- **Data records**
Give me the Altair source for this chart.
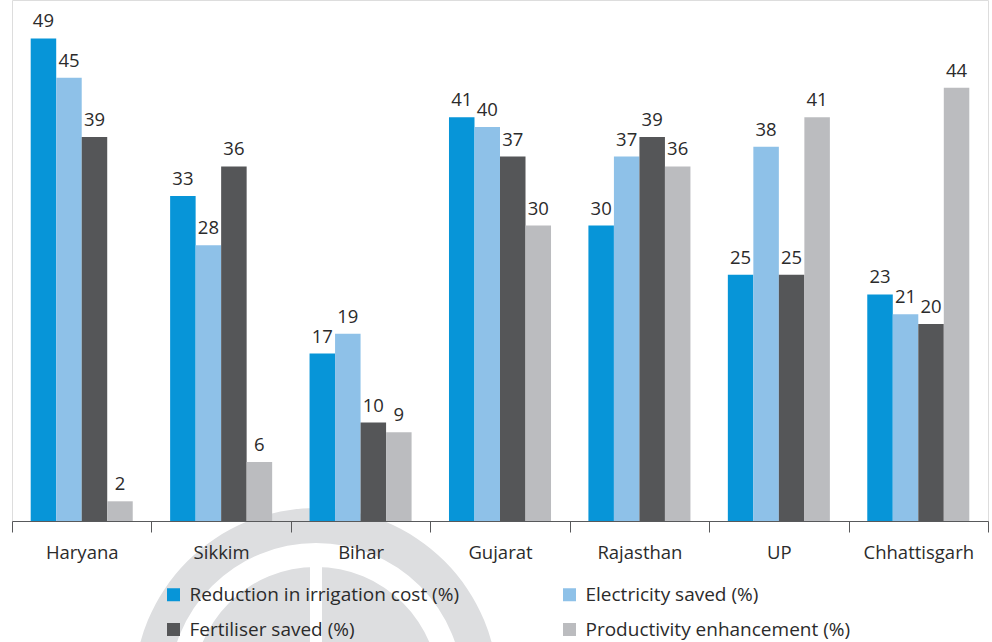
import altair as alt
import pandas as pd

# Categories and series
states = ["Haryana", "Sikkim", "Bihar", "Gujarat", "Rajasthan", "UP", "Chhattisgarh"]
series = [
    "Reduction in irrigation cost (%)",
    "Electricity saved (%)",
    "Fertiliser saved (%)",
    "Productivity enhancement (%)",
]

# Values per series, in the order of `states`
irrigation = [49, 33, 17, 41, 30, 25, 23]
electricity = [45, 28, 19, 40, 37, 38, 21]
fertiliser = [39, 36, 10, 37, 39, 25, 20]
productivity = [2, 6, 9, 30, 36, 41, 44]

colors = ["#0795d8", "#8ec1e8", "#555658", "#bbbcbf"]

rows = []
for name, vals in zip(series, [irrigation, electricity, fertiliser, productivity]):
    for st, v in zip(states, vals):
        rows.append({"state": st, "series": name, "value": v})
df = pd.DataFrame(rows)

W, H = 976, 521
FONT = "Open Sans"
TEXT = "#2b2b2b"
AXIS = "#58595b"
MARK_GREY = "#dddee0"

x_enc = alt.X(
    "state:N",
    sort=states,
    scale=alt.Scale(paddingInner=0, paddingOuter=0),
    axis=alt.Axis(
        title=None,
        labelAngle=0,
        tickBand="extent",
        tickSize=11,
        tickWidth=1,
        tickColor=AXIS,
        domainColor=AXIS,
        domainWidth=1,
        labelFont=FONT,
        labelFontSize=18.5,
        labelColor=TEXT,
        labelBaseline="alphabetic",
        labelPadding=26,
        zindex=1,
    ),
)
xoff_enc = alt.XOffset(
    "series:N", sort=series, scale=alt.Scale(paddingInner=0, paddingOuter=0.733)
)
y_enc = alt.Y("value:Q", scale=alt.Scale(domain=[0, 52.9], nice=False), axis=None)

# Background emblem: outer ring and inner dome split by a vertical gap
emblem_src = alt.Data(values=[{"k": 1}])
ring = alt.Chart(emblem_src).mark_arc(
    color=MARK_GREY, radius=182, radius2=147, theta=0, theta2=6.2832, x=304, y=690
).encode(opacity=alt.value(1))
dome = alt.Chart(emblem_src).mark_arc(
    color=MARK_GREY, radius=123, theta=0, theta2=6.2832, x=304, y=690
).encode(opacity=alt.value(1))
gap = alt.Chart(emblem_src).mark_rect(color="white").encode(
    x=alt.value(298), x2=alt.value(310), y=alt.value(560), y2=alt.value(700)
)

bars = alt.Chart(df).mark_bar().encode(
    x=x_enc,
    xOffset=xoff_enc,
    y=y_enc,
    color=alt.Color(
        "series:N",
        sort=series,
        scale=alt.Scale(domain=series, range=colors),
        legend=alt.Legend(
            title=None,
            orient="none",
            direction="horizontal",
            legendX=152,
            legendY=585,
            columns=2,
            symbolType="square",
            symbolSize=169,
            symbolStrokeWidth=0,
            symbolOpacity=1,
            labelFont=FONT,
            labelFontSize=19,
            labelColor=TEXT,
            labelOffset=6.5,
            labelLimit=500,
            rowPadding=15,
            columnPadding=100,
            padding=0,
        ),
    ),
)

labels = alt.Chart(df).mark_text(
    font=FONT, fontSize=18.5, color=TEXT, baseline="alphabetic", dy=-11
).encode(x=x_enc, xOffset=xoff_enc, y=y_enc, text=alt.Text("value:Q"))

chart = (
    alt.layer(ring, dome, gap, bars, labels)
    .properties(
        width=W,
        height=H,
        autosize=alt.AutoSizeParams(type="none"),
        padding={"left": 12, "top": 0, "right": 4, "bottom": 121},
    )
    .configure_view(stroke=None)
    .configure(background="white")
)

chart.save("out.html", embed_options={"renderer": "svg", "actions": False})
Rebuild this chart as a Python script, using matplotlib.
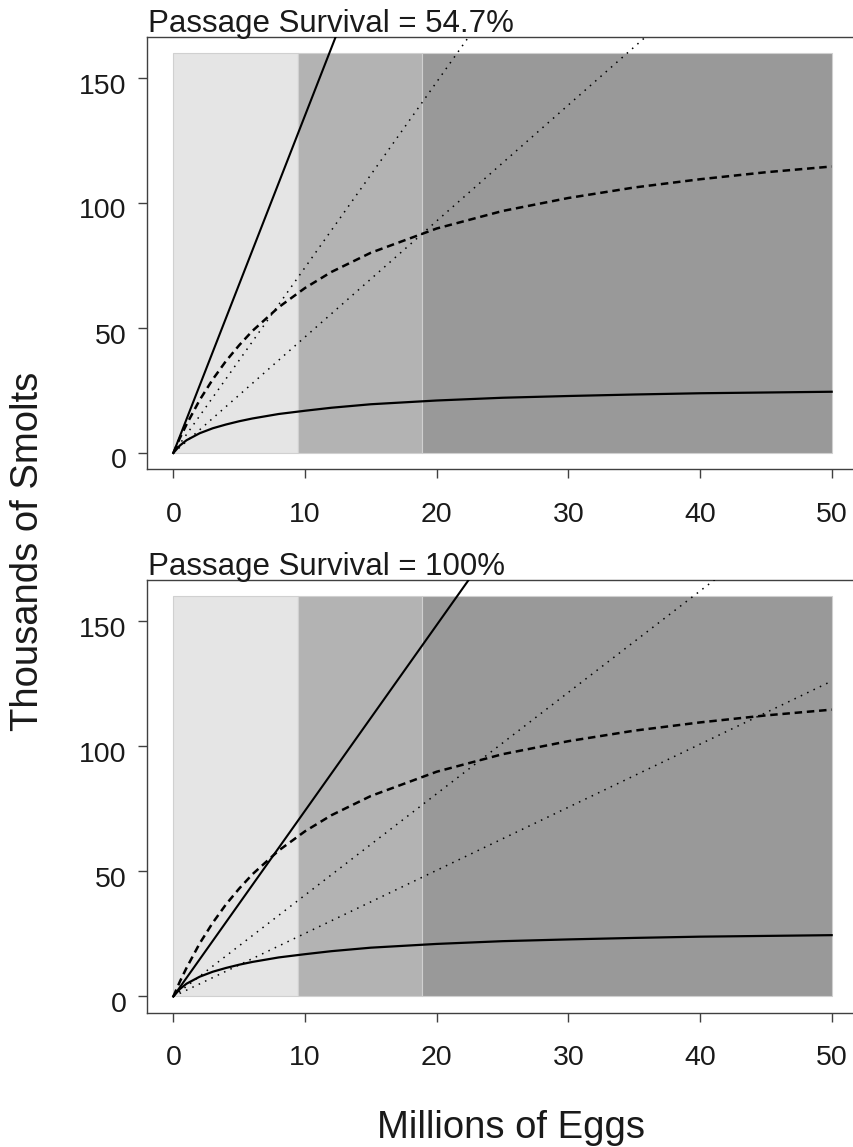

- **What is asked**
Transcribe every entry word for word, but omit the pictures.

- **Answer to this exercise**
Give me the Altair source for this chart.
import altair as alt
import pandas as pd

# Categories and series
states = ["Haryana", "Sikkim", "Bihar", "Gujarat", "Rajasthan", "UP", "Chhattisgarh"]
series = [
    "Reduction in irrigation cost (%)",
    "Electricity saved (%)",
    "Fertiliser saved (%)",
    "Productivity enhancement (%)",
]

# Values per series, in the order of `states`
irrigation = [49, 33, 17, 41, 30, 25, 23]
electricity = [45, 28, 19, 40, 37, 38, 21]
fertiliser = [39, 36, 10, 37, 39, 25, 20]
productivity = [2, 6, 9, 30, 36, 41, 44]

colors = ["#0795d8", "#8ec1e8", "#555658", "#bbbcbf"]

rows = []
for name, vals in zip(series, [irrigation, electricity, fertiliser, productivity]):
    for st, v in zip(states, vals):
        rows.append({"state": st, "series": name, "value": v})
df = pd.DataFrame(rows)

W, H = 976, 521
FONT = "Open Sans"
TEXT = "#2b2b2b"
AXIS = "#58595b"
MARK_GREY = "#dddee0"

x_enc = alt.X(
    "state:N",
    sort=states,
    scale=alt.Scale(paddingInner=0, paddingOuter=0),
    axis=alt.Axis(
        title=None,
        labelAngle=0,
        tickBand="extent",
        tickSize=11,
        tickWidth=1,
        tickColor=AXIS,
        domainColor=AXIS,
        domainWidth=1,
        labelFont=FONT,
        labelFontSize=18.5,
        labelColor=TEXT,
        labelBaseline="alphabetic",
        labelPadding=26,
        zindex=1,
    ),
)
xoff_enc = alt.XOffset(
    "series:N", sort=series, scale=alt.Scale(paddingInner=0, paddingOuter=0.733)
)
y_enc = alt.Y("value:Q", scale=alt.Scale(domain=[0, 52.9], nice=False), axis=None)

# Background emblem: outer ring and inner dome split by a vertical gap
emblem_src = alt.Data(values=[{"k": 1}])
ring = alt.Chart(emblem_src).mark_arc(
    color=MARK_GREY, radius=182, radius2=147, theta=0, theta2=6.2832, x=304, y=690
).encode(opacity=alt.value(1))
dome = alt.Chart(emblem_src).mark_arc(
    color=MARK_GREY, radius=123, theta=0, theta2=6.2832, x=304, y=690
).encode(opacity=alt.value(1))
gap = alt.Chart(emblem_src).mark_rect(color="white").encode(
    x=alt.value(298), x2=alt.value(310), y=alt.value(560), y2=alt.value(700)
)

bars = alt.Chart(df).mark_bar().encode(
    x=x_enc,
    xOffset=xoff_enc,
    y=y_enc,
    color=alt.Color(
        "series:N",
        sort=series,
        scale=alt.Scale(domain=series, range=colors),
        legend=alt.Legend(
            title=None,
            orient="none",
            direction="horizontal",
            legendX=152,
            legendY=585,
            columns=2,
            symbolType="square",
            symbolSize=169,
            symbolStrokeWidth=0,
            symbolOpacity=1,
            labelFont=FONT,
            labelFontSize=19,
            labelColor=TEXT,
            labelOffset=6.5,
            labelLimit=500,
            rowPadding=15,
            columnPadding=100,
            padding=0,
        ),
    ),
)

labels = alt.Chart(df).mark_text(
    font=FONT, fontSize=18.5, color=TEXT, baseline="alphabetic", dy=-11
).encode(x=x_enc, xOffset=xoff_enc, y=y_enc, text=alt.Text("value:Q"))

chart = (
    alt.layer(ring, dome, gap, bars, labels)
    .properties(
        width=W,
        height=H,
        autosize=alt.AutoSizeParams(type="none"),
        padding={"left": 12, "top": 0, "right": 4, "bottom": 121},
    )
    .configure_view(stroke=None)
    .configure(background="white")
)

chart.save("out.html", embed_options={"renderer": "svg", "actions": False})
Rebuild this chart as a Python script, using matplotlib.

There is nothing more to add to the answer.